__OBJECTIVE__. Using the data below, return word for word every line from the one holding "Output the web" down to the one holding "const yTickValues = [.5,.55,.6,.65,.7,.75,.8];". Leave pictures out.

__INPUT ROWS__.
==============================
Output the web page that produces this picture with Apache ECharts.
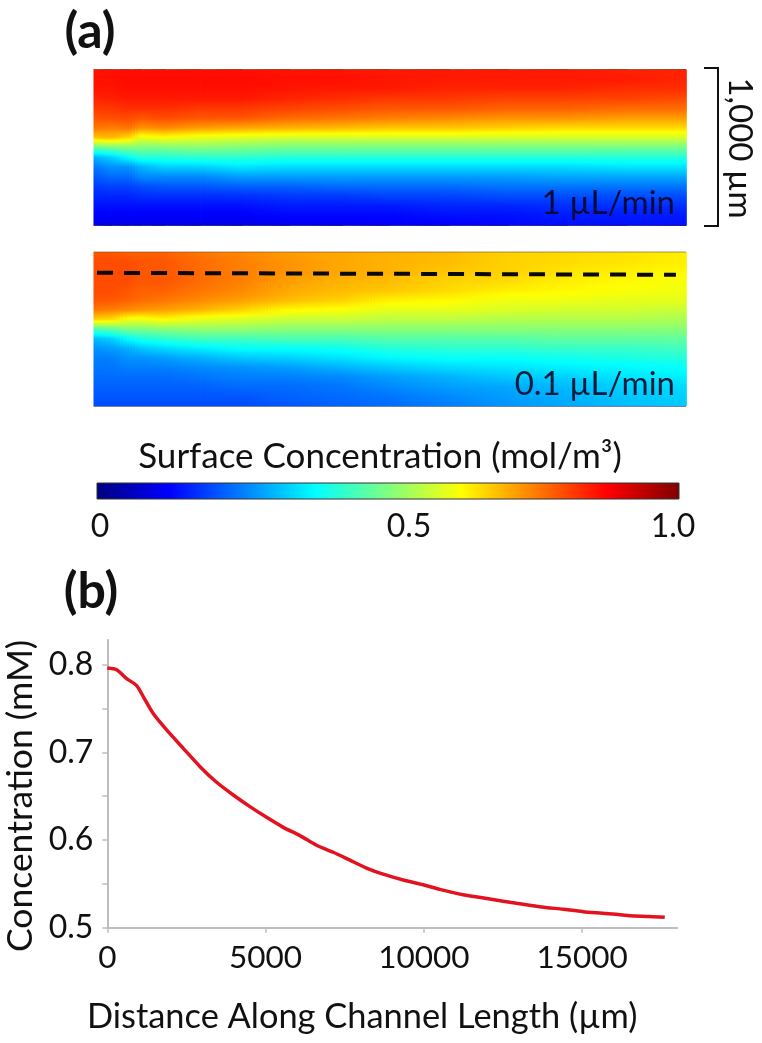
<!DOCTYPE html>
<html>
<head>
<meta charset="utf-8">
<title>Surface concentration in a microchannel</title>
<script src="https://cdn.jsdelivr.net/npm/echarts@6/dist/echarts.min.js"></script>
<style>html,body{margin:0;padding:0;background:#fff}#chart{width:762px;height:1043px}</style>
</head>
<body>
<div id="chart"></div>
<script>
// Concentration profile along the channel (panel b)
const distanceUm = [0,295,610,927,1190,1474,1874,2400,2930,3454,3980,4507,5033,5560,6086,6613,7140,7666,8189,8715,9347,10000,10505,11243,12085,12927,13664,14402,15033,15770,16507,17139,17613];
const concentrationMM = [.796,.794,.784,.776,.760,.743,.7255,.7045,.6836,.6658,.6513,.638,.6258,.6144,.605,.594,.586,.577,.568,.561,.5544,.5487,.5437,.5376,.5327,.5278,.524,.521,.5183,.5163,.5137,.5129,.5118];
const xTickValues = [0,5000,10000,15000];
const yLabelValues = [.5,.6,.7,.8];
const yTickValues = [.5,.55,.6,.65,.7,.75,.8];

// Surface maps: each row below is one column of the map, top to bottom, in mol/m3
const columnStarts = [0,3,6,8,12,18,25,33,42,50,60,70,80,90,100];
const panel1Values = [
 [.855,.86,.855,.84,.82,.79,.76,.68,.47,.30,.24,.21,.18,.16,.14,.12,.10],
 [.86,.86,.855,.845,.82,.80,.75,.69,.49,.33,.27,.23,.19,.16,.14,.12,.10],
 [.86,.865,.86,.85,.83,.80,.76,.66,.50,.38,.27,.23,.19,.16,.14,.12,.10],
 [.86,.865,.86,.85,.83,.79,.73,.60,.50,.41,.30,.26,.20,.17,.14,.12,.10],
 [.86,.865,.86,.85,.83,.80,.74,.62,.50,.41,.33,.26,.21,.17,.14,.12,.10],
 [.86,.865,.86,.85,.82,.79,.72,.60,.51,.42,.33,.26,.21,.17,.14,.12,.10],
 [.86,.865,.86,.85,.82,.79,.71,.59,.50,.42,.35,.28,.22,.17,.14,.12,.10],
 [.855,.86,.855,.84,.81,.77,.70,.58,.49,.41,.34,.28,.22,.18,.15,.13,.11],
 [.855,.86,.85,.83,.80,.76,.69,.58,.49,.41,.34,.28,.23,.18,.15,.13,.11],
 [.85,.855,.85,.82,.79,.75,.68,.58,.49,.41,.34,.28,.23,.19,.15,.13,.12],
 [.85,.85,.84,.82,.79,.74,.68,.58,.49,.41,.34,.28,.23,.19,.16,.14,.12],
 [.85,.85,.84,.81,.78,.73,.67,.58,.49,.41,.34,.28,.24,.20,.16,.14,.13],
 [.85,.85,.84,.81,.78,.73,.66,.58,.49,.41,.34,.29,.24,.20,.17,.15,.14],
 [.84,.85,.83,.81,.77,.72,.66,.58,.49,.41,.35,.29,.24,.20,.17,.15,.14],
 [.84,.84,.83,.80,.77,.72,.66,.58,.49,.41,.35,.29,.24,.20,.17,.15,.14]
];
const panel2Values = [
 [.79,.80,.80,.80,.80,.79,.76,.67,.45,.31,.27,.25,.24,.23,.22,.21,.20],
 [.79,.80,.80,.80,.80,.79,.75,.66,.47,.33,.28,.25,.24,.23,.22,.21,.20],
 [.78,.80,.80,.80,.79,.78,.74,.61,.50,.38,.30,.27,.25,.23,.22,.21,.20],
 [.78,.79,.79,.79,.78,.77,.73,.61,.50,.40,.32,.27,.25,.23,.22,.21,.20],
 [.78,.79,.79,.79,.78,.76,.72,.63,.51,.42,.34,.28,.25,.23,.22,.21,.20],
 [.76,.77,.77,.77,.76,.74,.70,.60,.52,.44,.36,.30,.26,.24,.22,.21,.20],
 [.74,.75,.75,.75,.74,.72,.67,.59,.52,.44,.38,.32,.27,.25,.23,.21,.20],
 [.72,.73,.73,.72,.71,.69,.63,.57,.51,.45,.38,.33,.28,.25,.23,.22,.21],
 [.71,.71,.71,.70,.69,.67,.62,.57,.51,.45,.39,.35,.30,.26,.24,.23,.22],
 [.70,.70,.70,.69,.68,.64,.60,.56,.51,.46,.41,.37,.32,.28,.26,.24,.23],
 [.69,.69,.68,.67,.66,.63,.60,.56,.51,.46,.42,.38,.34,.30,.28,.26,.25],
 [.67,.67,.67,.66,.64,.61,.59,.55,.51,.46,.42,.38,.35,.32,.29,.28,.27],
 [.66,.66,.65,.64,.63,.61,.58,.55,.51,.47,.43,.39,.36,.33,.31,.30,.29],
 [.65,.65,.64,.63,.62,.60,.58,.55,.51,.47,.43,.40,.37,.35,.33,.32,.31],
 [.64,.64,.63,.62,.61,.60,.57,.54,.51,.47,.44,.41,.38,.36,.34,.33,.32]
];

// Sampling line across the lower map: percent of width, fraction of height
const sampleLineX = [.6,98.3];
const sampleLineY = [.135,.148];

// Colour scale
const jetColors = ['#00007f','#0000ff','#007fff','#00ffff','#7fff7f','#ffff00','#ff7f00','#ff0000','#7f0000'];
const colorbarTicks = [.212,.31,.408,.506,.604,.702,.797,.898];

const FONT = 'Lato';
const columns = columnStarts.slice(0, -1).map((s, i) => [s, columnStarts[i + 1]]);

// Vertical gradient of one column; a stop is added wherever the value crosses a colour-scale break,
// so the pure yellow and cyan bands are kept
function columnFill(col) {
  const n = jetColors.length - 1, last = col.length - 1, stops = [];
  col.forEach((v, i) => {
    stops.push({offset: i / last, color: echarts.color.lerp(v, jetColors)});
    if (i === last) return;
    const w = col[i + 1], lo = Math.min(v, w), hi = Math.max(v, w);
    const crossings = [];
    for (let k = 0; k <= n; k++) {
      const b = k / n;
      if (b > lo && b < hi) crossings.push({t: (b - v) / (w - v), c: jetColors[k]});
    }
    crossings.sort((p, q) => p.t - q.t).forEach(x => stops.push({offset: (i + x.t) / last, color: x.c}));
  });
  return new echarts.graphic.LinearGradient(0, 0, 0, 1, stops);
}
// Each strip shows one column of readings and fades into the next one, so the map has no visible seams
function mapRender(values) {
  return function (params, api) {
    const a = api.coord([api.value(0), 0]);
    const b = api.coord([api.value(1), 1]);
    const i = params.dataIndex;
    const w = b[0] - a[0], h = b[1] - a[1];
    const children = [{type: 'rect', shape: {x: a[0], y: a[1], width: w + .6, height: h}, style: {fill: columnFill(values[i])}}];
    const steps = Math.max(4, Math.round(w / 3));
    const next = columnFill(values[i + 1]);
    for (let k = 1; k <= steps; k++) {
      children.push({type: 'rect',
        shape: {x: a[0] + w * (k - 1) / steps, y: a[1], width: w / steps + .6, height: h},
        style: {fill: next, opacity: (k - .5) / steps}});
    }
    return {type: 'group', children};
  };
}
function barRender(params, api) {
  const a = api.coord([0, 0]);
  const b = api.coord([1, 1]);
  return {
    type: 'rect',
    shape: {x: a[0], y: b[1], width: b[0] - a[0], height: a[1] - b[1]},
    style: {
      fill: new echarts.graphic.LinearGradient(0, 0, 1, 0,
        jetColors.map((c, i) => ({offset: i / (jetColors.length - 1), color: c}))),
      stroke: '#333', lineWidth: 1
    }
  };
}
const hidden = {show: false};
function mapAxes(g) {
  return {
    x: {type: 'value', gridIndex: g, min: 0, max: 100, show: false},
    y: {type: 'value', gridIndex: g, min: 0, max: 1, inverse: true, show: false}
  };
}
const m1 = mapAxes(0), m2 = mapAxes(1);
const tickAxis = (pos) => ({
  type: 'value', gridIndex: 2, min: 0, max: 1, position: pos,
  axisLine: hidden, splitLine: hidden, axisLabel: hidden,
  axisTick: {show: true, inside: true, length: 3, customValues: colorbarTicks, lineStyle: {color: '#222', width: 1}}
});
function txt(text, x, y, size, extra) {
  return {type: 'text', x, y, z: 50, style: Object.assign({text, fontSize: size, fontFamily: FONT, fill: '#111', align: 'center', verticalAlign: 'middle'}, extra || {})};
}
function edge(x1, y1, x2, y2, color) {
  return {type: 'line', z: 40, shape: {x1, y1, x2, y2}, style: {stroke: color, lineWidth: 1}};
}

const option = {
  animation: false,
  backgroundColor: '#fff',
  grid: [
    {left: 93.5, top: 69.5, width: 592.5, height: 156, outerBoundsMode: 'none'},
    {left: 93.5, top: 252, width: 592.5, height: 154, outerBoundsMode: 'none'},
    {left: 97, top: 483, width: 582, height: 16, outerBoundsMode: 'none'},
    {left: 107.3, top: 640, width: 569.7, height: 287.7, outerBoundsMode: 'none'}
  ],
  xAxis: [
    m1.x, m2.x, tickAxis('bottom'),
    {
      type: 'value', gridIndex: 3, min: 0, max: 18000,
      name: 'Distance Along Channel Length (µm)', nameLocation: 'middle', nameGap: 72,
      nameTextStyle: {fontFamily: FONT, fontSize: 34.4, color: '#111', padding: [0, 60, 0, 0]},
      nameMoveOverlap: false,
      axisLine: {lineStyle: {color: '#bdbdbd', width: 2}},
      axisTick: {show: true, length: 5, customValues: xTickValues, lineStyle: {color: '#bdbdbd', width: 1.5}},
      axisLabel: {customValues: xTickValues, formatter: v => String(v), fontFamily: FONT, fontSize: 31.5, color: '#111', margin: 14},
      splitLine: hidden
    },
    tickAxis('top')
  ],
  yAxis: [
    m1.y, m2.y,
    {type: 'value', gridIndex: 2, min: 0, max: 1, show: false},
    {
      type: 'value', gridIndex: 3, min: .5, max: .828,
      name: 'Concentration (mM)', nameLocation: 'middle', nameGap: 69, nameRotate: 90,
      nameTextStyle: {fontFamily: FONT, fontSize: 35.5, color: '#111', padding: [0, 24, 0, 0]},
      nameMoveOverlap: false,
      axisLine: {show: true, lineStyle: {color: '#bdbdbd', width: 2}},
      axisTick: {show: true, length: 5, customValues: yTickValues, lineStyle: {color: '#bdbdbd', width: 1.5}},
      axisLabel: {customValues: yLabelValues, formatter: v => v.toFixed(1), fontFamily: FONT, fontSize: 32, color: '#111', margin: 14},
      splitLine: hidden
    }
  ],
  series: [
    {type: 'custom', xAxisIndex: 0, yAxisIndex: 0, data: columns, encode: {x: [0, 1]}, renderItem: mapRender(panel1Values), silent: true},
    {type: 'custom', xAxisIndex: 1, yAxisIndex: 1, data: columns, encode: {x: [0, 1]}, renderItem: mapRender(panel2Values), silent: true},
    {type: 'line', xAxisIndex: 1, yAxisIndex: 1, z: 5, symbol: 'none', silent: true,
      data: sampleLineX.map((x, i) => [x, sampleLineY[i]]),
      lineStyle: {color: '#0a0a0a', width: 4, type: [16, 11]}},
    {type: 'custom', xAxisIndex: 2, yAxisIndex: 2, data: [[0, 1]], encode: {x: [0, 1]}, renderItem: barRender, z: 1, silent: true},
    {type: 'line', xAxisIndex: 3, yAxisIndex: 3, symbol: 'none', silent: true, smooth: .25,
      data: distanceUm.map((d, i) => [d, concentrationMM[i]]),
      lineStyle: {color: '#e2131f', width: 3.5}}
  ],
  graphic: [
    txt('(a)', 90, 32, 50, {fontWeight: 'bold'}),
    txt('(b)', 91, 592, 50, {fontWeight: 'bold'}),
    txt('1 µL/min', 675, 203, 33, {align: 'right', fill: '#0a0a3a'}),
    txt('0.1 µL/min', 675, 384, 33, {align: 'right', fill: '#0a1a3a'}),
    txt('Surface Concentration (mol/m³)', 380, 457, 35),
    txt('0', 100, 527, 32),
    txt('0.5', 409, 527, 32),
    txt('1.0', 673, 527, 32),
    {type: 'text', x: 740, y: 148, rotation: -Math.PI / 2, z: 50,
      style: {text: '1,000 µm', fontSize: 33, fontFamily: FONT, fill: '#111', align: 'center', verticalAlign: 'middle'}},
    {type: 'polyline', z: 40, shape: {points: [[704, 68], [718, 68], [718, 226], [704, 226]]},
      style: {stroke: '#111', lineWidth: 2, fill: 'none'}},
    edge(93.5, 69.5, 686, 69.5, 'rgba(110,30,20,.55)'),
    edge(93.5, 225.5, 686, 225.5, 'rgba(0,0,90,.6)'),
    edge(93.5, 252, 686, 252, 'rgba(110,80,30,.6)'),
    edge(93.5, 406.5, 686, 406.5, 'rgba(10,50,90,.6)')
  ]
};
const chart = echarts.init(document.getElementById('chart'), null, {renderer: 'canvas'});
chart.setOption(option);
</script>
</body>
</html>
==============================
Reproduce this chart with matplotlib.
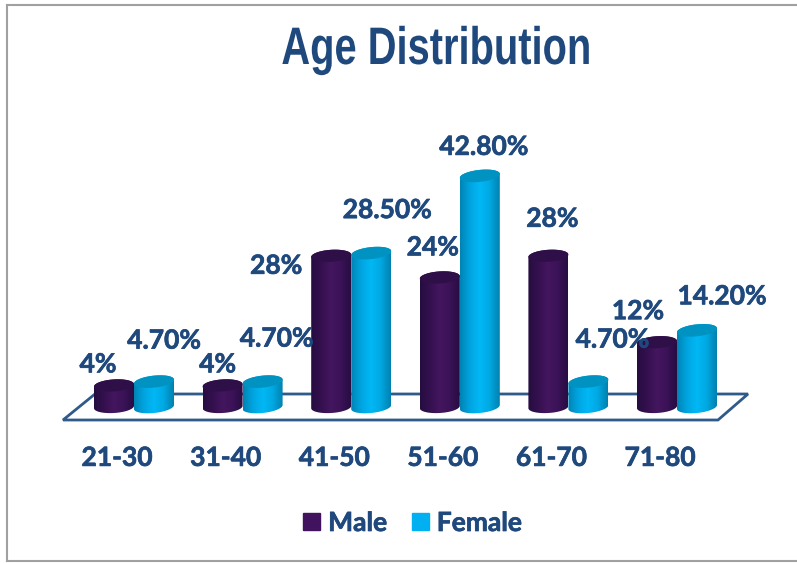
==============================
__IN RESPONSE__.
Output the web page that produces this picture with Apache ECharts.
<!DOCTYPE html>
<html>
<head>
<meta charset="utf-8">
<title>Surface concentration in a microchannel</title>
<script src="https://cdn.jsdelivr.net/npm/echarts@6/dist/echarts.min.js"></script>
<style>html,body{margin:0;padding:0;background:#fff}#chart{width:762px;height:1043px}</style>
</head>
<body>
<div id="chart"></div>
<script>
// Concentration profile along the channel (panel b)
const distanceUm = [0,295,610,927,1190,1474,1874,2400,2930,3454,3980,4507,5033,5560,6086,6613,7140,7666,8189,8715,9347,10000,10505,11243,12085,12927,13664,14402,15033,15770,16507,17139,17613];
const concentrationMM = [.796,.794,.784,.776,.760,.743,.7255,.7045,.6836,.6658,.6513,.638,.6258,.6144,.605,.594,.586,.577,.568,.561,.5544,.5487,.5437,.5376,.5327,.5278,.524,.521,.5183,.5163,.5137,.5129,.5118];
const xTickValues = [0,5000,10000,15000];
const yLabelValues = [.5,.6,.7,.8];
const yTickValues = [.5,.55,.6,.65,.7,.75,.8];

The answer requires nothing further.